> Instruction:
Copy the listing below in full and skip every picture.

─── Given data ───

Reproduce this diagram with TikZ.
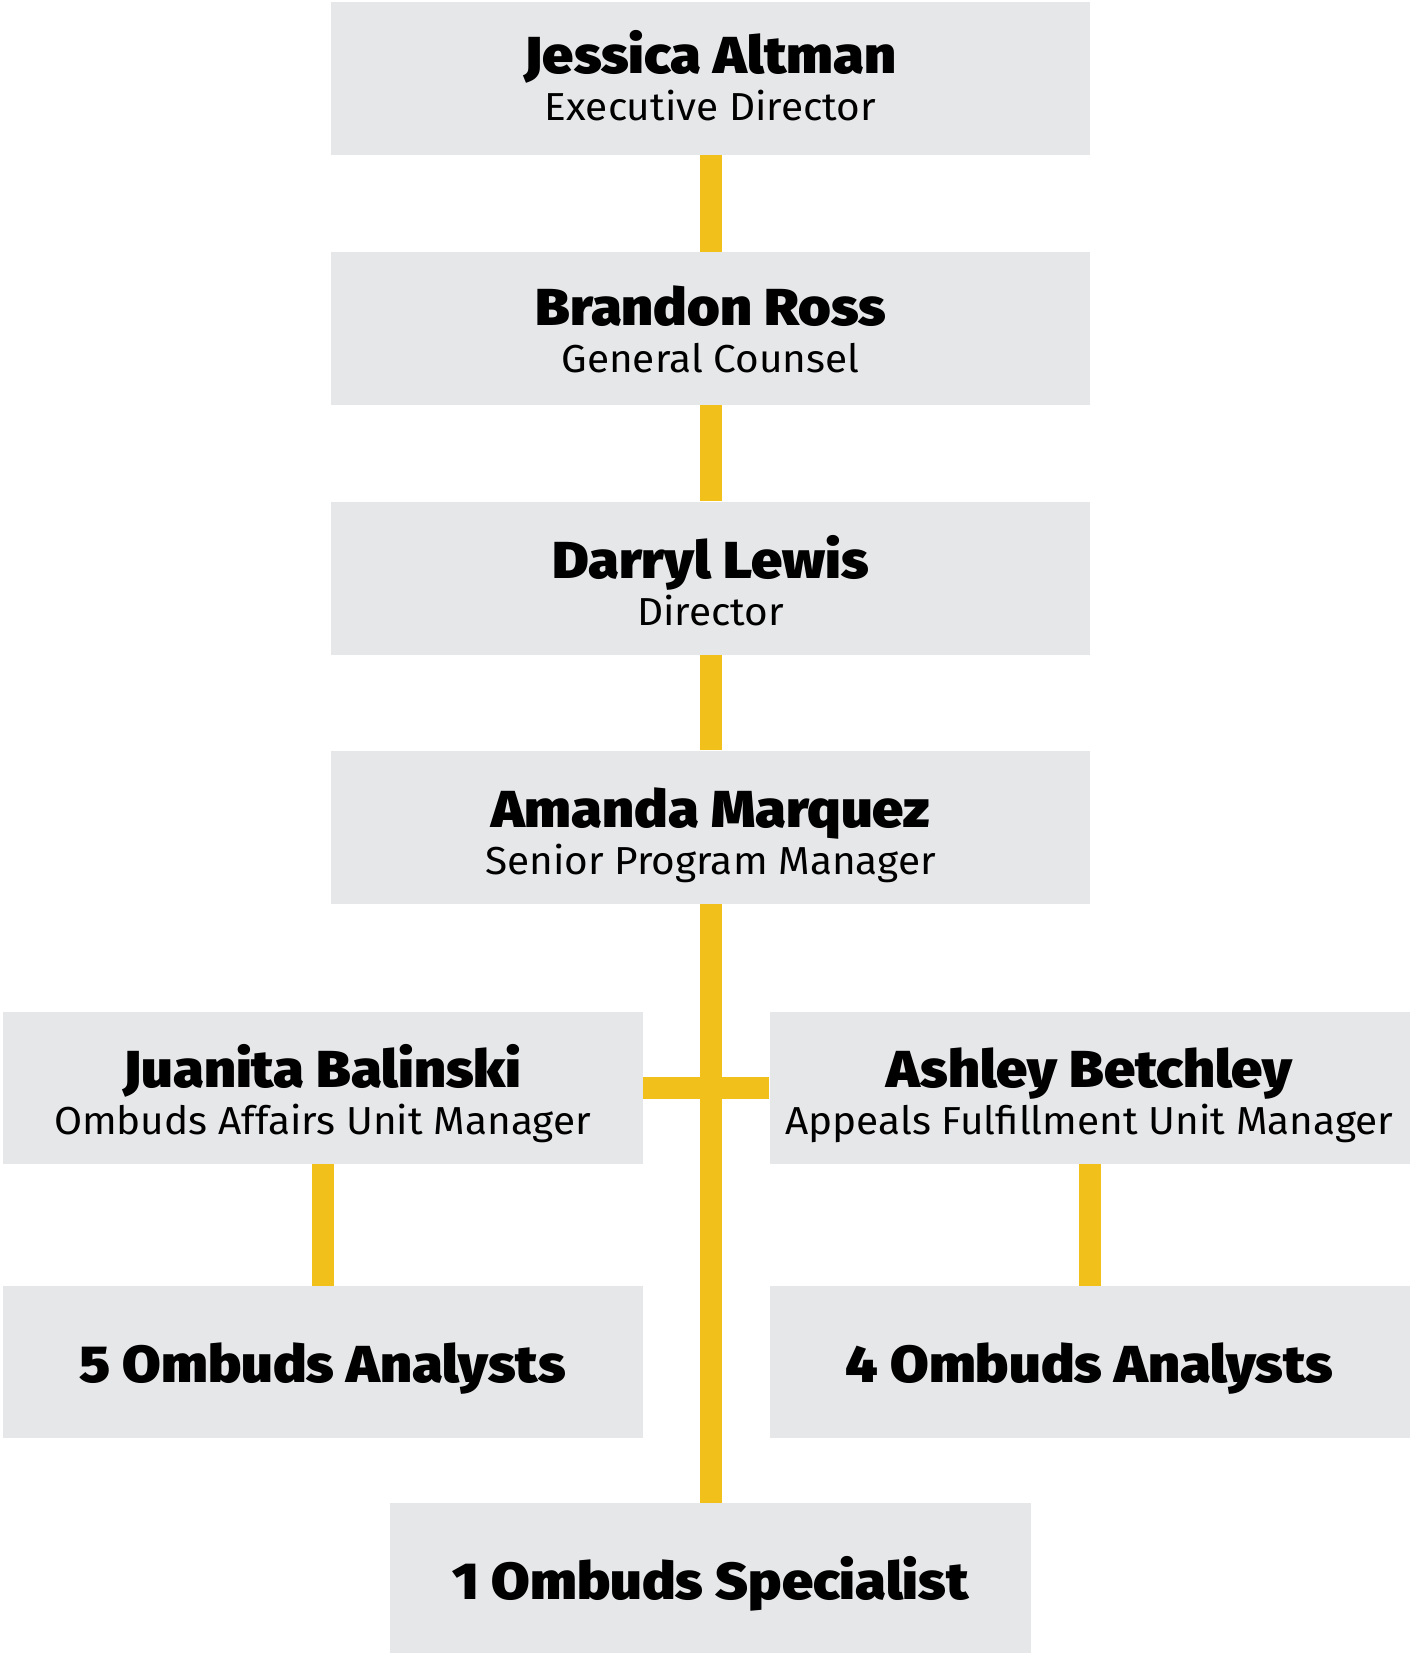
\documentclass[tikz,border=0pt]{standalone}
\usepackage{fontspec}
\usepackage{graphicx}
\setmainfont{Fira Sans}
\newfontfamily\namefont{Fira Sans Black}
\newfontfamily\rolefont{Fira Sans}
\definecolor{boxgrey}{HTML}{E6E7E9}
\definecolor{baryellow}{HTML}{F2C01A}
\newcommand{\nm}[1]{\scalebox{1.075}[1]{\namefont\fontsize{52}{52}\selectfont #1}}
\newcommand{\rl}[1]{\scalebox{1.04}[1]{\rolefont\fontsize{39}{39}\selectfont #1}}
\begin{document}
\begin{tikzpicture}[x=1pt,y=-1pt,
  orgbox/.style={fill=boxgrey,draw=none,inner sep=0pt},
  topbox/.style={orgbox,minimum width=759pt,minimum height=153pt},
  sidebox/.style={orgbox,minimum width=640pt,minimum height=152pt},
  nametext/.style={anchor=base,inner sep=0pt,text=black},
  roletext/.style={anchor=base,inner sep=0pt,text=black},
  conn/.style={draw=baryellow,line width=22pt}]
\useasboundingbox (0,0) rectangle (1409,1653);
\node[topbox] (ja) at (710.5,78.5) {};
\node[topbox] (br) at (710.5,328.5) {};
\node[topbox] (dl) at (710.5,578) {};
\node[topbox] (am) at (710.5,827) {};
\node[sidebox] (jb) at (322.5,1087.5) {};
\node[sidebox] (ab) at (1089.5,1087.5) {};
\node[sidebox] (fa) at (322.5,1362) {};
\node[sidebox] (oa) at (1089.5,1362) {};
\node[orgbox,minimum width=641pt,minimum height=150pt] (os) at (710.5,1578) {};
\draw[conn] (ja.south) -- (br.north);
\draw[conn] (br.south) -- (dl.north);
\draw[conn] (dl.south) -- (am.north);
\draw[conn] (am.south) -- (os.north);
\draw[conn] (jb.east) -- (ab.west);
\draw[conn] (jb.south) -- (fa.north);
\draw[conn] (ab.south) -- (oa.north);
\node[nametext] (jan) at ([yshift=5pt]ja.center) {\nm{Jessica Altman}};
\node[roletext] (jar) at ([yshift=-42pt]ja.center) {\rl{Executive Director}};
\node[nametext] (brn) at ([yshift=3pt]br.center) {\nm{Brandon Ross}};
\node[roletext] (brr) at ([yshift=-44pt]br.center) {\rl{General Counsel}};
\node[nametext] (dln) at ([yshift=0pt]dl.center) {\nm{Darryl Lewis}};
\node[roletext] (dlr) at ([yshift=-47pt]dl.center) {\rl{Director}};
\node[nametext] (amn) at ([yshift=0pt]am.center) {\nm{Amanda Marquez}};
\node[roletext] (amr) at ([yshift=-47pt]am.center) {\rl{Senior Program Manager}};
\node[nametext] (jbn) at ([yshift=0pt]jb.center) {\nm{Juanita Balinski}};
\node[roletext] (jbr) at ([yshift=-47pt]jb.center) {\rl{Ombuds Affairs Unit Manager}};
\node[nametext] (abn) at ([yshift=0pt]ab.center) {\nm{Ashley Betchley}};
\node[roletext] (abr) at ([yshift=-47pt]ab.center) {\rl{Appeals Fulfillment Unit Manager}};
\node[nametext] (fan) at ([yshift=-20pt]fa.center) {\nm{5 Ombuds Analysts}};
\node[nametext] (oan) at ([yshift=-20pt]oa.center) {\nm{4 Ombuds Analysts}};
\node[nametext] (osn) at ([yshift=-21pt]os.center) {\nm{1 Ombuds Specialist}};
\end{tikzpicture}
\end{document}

───

> Full solution:
Reproduce this diagram with TikZ.
\documentclass[tikz,border=0pt]{standalone}
\usepackage{fontspec}
\usepackage{graphicx}
\setmainfont{Fira Sans}
\newfontfamily\namefont{Fira Sans Black}
\newfontfamily\rolefont{Fira Sans}
\definecolor{boxgrey}{HTML}{E6E7E9}
\definecolor{baryellow}{HTML}{F2C01A}
\newcommand{\nm}[1]{\scalebox{1.075}[1]{\namefont\fontsize{52}{52}\selectfont #1}}
\newcommand{\rl}[1]{\scalebox{1.04}[1]{\rolefont\fontsize{39}{39}\selectfont #1}}
\begin{document}
\begin{tikzpicture}[x=1pt,y=-1pt,
  orgbox/.style={fill=boxgrey,draw=none,inner sep=0pt},
  topbox/.style={orgbox,minimum width=759pt,minimum height=153pt},
  sidebox/.style={orgbox,minimum width=640pt,minimum height=152pt},
  nametext/.style={anchor=base,inner sep=0pt,text=black},
  roletext/.style={anchor=base,inner sep=0pt,text=black},
  conn/.style={draw=baryellow,line width=22pt}]
\useasboundingbox (0,0) rectangle (1409,1653);
\node[topbox] (ja) at (710.5,78.5) {};
\node[topbox] (br) at (710.5,328.5) {};
\node[topbox] (dl) at (710.5,578) {};
\node[topbox] (am) at (710.5,827) {};
\node[sidebox] (jb) at (322.5,1087.5) {};
\node[sidebox] (ab) at (1089.5,1087.5) {};
\node[sidebox] (fa) at (322.5,1362) {};
\node[sidebox] (oa) at (1089.5,1362) {};
\node[orgbox,minimum width=641pt,minimum height=150pt] (os) at (710.5,1578) {};
\draw[conn] (ja.south) -- (br.north);
\draw[conn] (br.south) -- (dl.north);
\draw[conn] (dl.south) -- (am.north);
\draw[conn] (am.south) -- (os.north);
\draw[conn] (jb.east) -- (ab.west);
\draw[conn] (jb.south) -- (fa.north);
\draw[conn] (ab.south) -- (oa.north);
\node[nametext] (jan) at ([yshift=5pt]ja.center) {\nm{Jessica Altman}};
\node[roletext] (jar) at ([yshift=-42pt]ja.center) {\rl{Executive Director}};
\node[nametext] (brn) at ([yshift=3pt]br.center) {\nm{Brandon Ross}};
\node[roletext] (brr) at ([yshift=-44pt]br.center) {\rl{General Counsel}};
\node[nametext] (dln) at ([yshift=0pt]dl.center) {\nm{Darryl Lewis}};
\node[roletext] (dlr) at ([yshift=-47pt]dl.center) {\rl{Director}};
\node[nametext] (amn) at ([yshift=0pt]am.center) {\nm{Amanda Marquez}};
\node[roletext] (amr) at ([yshift=-47pt]am.center) {\rl{Senior Program Manager}};
\node[nametext] (jbn) at ([yshift=0pt]jb.center) {\nm{Juanita Balinski}};
\node[roletext] (jbr) at ([yshift=-47pt]jb.center) {\rl{Ombuds Affairs Unit Manager}};
\node[nametext] (abn) at ([yshift=0pt]ab.center) {\nm{Ashley Betchley}};
\node[roletext] (abr) at ([yshift=-47pt]ab.center) {\rl{Appeals Fulfillment Unit Manager}};
\node[nametext] (fan) at ([yshift=-20pt]fa.center) {\nm{5 Ombuds Analysts}};
\node[nametext] (oan) at ([yshift=-20pt]oa.center) {\nm{4 Ombuds Analysts}};
\node[nametext] (osn) at ([yshift=-21pt]os.center) {\nm{1 Ombuds Specialist}};
\end{tikzpicture}
\end{document}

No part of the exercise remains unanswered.